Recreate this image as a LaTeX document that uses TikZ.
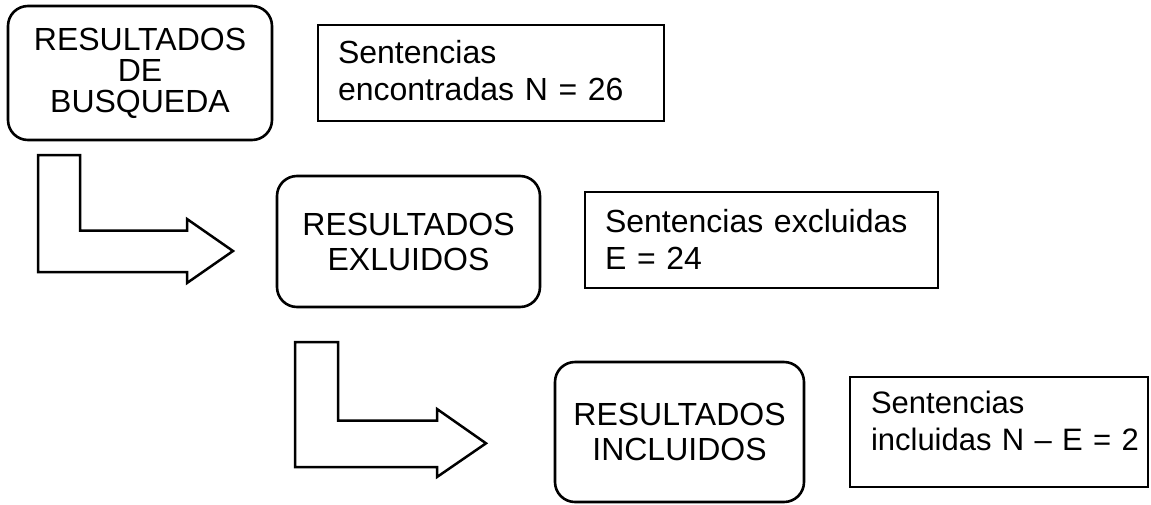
\documentclass[tikz,border=0pt]{standalone}
\usepackage{fontspec}
\setmainfont{Liberation Sans}
\usetikzlibrary{positioning}

\begin{document}
\begin{tikzpicture}[x=1pt, y=1pt, draw=black, node distance=46pt]
    \tikzstyle{res}=[draw, rounded corners=20pt, line width=2.6pt, outer sep=0pt, align=center, inner sep=0pt, font=\fontsize{32}{31}\selectfont]
    \tikzstyle{sent}=[draw, rectangle, line width=2pt, outer sep=0pt, align=left, inner xsep=20pt, inner ysep=0pt, font=\fontsize{32}{37}\selectfont]
    \tikzstyle{bent}=[draw, line width=2.5pt, line join=miter]

    \useasboundingbox (0,0) rectangle (1151,-504);

    % result blocks, stepping down to the right
	\node[res, anchor=north west, minimum width=264pt, minimum height=134pt] (busq) at (8,-6) {RESULTADOS\\DE\\BUSQUEDA};
    \node[res, below right=36pt and 5pt of busq, minimum width=263pt, minimum height=131pt, font=\fontsize{32}{35}\selectfont] (excl) {RESULTADOS\\EXLUIDOS};
    \node[res, below right=55pt and 15pt of excl, minimum width=249pt, minimum height=140pt, font=\fontsize{32}{35}\selectfont] (incl) {RESULTADOS\\INCLUIDOS};

    % counts beside each block
    \node[sent, right=46pt of busq, text width=306pt, minimum height=96pt, text depth=43pt] (nbusq) {Sentencias\\encontradas N = 26};
    \node[sent, right=45pt of excl, yshift=2pt, text width=313pt, minimum height=96pt] (nexcl) {Sentencias excluidas\\E = 24};
    \node[sent, right=46pt of incl, inner xsep=21pt, text width=256pt, minimum height=110pt, text depth=59pt, font=\fontsize{31}{37}\selectfont] (nincl) {Sentencias\\\mbox{incluidas N -- E = 2}};

    % bent block arrows
    \coordinate (a1) at ([shift={(30,-15)}]busq.south west);
    \coordinate (a2) at ([shift={(18,-35)}]excl.south west);
    \draw[bent] (a1) -- ++(42,0) -- ++(0,-75.5) -- ++(107,0) -- ++(0,11.5)
        -- ++(46,-32) -- ++(-46,-32) -- ++(0,11) -- ++(-149,0) -- cycle;
    \draw[bent] (a2) -- ++(43,0) -- ++(0,-78.7) -- ++(99,0) -- ++(0,11.7)
        -- ++(49,-34.3) -- ++(-49,-33.7) -- ++(0,10) -- ++(-142,0) -- cycle;
\end{tikzpicture}
\end{document}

## What is being asked
Write out the whole listing again, exactly, with no pictures.

## Answer to the exercise
Recreate this image as a LaTeX document that uses TikZ.
\documentclass[tikz,border=0pt]{standalone}
\usepackage{fontspec}
\setmainfont{Liberation Sans}
\usetikzlibrary{positioning}

\begin{document}
\begin{tikzpicture}[x=1pt, y=1pt, draw=black, node distance=46pt]
    \tikzstyle{res}=[draw, rounded corners=20pt, line width=2.6pt, outer sep=0pt, align=center, inner sep=0pt, font=\fontsize{32}{31}\selectfont]
    \tikzstyle{sent}=[draw, rectangle, line width=2pt, outer sep=0pt, align=left, inner xsep=20pt, inner ysep=0pt, font=\fontsize{32}{37}\selectfont]
    \tikzstyle{bent}=[draw, line width=2.5pt, line join=miter]

    \useasboundingbox (0,0) rectangle (1151,-504);

    % result blocks, stepping down to the right
	\node[res, anchor=north west, minimum width=264pt, minimum height=134pt] (busq) at (8,-6) {RESULTADOS\\DE\\BUSQUEDA};
    \node[res, below right=36pt and 5pt of busq, minimum width=263pt, minimum height=131pt, font=\fontsize{32}{35}\selectfont] (excl) {RESULTADOS\\EXLUIDOS};
    \node[res, below right=55pt and 15pt of excl, minimum width=249pt, minimum height=140pt, font=\fontsize{32}{35}\selectfont] (incl) {RESULTADOS\\INCLUIDOS};

    % counts beside each block
    \node[sent, right=46pt of busq, text width=306pt, minimum height=96pt, text depth=43pt] (nbusq) {Sentencias\\encontradas N = 26};
    \node[sent, right=45pt of excl, yshift=2pt, text width=313pt, minimum height=96pt] (nexcl) {Sentencias excluidas\\E = 24};
    \node[sent, right=46pt of incl, inner xsep=21pt, text width=256pt, minimum height=110pt, text depth=59pt, font=\fontsize{31}{37}\selectfont] (nincl) {Sentencias\\\mbox{incluidas N -- E = 2}};

    % bent block arrows
    \coordinate (a1) at ([shift={(30,-15)}]busq.south west);
    \coordinate (a2) at ([shift={(18,-35)}]excl.south west);
    \draw[bent] (a1) -- ++(42,0) -- ++(0,-75.5) -- ++(107,0) -- ++(0,11.5)
        -- ++(46,-32) -- ++(-46,-32) -- ++(0,11) -- ++(-149,0) -- cycle;
    \draw[bent] (a2) -- ++(43,0) -- ++(0,-78.7) -- ++(99,0) -- ++(0,11.7)
        -- ++(49,-34.3) -- ++(-49,-33.7) -- ++(0,10) -- ++(-142,0) -- cycle;
\end{tikzpicture}
\end{document}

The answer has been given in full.